[start]

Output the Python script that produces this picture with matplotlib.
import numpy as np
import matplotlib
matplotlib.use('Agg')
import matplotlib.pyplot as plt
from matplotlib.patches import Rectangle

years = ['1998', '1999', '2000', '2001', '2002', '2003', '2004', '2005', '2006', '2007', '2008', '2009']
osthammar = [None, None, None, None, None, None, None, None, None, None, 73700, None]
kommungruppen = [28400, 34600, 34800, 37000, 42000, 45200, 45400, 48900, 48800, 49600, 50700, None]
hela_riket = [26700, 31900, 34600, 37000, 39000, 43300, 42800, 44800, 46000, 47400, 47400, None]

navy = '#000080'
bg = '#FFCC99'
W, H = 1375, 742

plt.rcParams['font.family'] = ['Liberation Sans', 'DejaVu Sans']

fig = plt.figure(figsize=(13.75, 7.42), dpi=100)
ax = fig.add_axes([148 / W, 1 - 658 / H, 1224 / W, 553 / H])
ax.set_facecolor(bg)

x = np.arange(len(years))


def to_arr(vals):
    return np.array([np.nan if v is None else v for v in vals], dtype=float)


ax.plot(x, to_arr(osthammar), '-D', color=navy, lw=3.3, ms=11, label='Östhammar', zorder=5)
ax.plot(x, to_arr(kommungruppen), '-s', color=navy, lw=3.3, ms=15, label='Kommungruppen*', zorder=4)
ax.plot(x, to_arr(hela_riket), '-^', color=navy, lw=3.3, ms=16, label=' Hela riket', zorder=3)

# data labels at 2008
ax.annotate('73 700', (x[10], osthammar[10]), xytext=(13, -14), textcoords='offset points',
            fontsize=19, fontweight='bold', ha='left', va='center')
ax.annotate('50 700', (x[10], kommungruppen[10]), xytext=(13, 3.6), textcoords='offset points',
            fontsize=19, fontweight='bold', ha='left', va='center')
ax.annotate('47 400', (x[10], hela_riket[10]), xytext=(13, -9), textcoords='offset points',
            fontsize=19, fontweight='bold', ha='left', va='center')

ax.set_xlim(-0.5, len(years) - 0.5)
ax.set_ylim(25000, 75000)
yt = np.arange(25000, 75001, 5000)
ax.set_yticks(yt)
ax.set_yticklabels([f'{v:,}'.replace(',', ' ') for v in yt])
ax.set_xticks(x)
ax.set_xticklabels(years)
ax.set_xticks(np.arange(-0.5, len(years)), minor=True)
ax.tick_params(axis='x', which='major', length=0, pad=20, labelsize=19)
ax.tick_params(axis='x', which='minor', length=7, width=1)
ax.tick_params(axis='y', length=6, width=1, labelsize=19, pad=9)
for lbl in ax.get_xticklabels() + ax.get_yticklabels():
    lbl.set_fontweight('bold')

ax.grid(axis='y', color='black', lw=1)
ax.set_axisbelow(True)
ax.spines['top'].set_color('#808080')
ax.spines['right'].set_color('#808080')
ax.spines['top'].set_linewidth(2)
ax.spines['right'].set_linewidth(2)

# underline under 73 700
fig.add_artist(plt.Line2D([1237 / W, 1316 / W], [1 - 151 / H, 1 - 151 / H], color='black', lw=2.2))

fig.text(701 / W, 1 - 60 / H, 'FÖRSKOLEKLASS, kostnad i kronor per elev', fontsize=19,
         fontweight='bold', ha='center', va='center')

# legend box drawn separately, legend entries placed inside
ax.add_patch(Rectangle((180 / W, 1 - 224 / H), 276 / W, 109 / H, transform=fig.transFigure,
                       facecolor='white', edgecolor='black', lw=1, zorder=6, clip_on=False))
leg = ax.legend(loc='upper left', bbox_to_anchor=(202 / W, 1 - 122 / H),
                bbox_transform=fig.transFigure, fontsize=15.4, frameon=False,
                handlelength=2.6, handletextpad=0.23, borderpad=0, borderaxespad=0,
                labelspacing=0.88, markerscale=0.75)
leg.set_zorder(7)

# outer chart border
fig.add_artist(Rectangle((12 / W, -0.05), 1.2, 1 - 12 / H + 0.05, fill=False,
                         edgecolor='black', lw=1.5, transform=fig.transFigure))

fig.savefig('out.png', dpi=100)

[end]

Job. Extract each line of the material exactly as it stands.

Result of this task.
Output the Python script that produces this picture with matplotlib.
import numpy as np
import matplotlib
matplotlib.use('Agg')
import matplotlib.pyplot as plt
from matplotlib.patches import Rectangle

years = ['1998', '1999', '2000', '2001', '2002', '2003', '2004', '2005', '2006', '2007', '2008', '2009']
osthammar = [None, None, None, None, None, None, None, None, None, None, 73700, None]
kommungruppen = [28400, 34600, 34800, 37000, 42000, 45200, 45400, 48900, 48800, 49600, 50700, None]
hela_riket = [26700, 31900, 34600, 37000, 39000, 43300, 42800, 44800, 46000, 47400, 47400, None]

navy = '#000080'
bg = '#FFCC99'
W, H = 1375, 742

plt.rcParams['font.family'] = ['Liberation Sans', 'DejaVu Sans']

fig = plt.figure(figsize=(13.75, 7.42), dpi=100)
ax = fig.add_axes([148 / W, 1 - 658 / H, 1224 / W, 553 / H])
ax.set_facecolor(bg)

x = np.arange(len(years))


def to_arr(vals):
    return np.array([np.nan if v is None else v for v in vals], dtype=float)


ax.plot(x, to_arr(osthammar), '-D', color=navy, lw=3.3, ms=11, label='Östhammar', zorder=5)
ax.plot(x, to_arr(kommungruppen), '-s', color=navy, lw=3.3, ms=15, label='Kommungruppen*', zorder=4)
ax.plot(x, to_arr(hela_riket), '-^', color=navy, lw=3.3, ms=16, label=' Hela riket', zorder=3)

# data labels at 2008
ax.annotate('73 700', (x[10], osthammar[10]), xytext=(13, -14), textcoords='offset points',
            fontsize=19, fontweight='bold', ha='left', va='center')
ax.annotate('50 700', (x[10], kommungruppen[10]), xytext=(13, 3.6), textcoords='offset points',
            fontsize=19, fontweight='bold', ha='left', va='center')
ax.annotate('47 400', (x[10], hela_riket[10]), xytext=(13, -9), textcoords='offset points',
            fontsize=19, fontweight='bold', ha='left', va='center')

ax.set_xlim(-0.5, len(years) - 0.5)
ax.set_ylim(25000, 75000)
yt = np.arange(25000, 75001, 5000)
ax.set_yticks(yt)
ax.set_yticklabels([f'{v:,}'.replace(',', ' ') for v in yt])
ax.set_xticks(x)
ax.set_xticklabels(years)
ax.set_xticks(np.arange(-0.5, len(years)), minor=True)
ax.tick_params(axis='x', which='major', length=0, pad=20, labelsize=19)
ax.tick_params(axis='x', which='minor', length=7, width=1)
ax.tick_params(axis='y', length=6, width=1, labelsize=19, pad=9)
for lbl in ax.get_xticklabels() + ax.get_yticklabels():
    lbl.set_fontweight('bold')

ax.grid(axis='y', color='black', lw=1)
ax.set_axisbelow(True)
ax.spines['top'].set_color('#808080')
ax.spines['right'].set_color('#808080')
ax.spines['top'].set_linewidth(2)
ax.spines['right'].set_linewidth(2)

# underline under 73 700
fig.add_artist(plt.Line2D([1237 / W, 1316 / W], [1 - 151 / H, 1 - 151 / H], color='black', lw=2.2))

fig.text(701 / W, 1 - 60 / H, 'FÖRSKOLEKLASS, kostnad i kronor per elev', fontsize=19,
         fontweight='bold', ha='center', va='center')

# legend box drawn separately, legend entries placed inside
ax.add_patch(Rectangle((180 / W, 1 - 224 / H), 276 / W, 109 / H, transform=fig.transFigure,
                       facecolor='white', edgecolor='black', lw=1, zorder=6, clip_on=False))
leg = ax.legend(loc='upper left', bbox_to_anchor=(202 / W, 1 - 122 / H),
                bbox_transform=fig.transFigure, fontsize=15.4, frameon=False,
                handlelength=2.6, handletextpad=0.23, borderpad=0, borderaxespad=0,
                labelspacing=0.88, markerscale=0.75)
leg.set_zorder(7)

# outer chart border
fig.add_artist(Rectangle((12 / W, -0.05), 1.2, 1 - 12 / H + 0.05, fill=False,
                         edgecolor='black', lw=1.5, transform=fig.transFigure))

fig.savefig('out.png', dpi=100)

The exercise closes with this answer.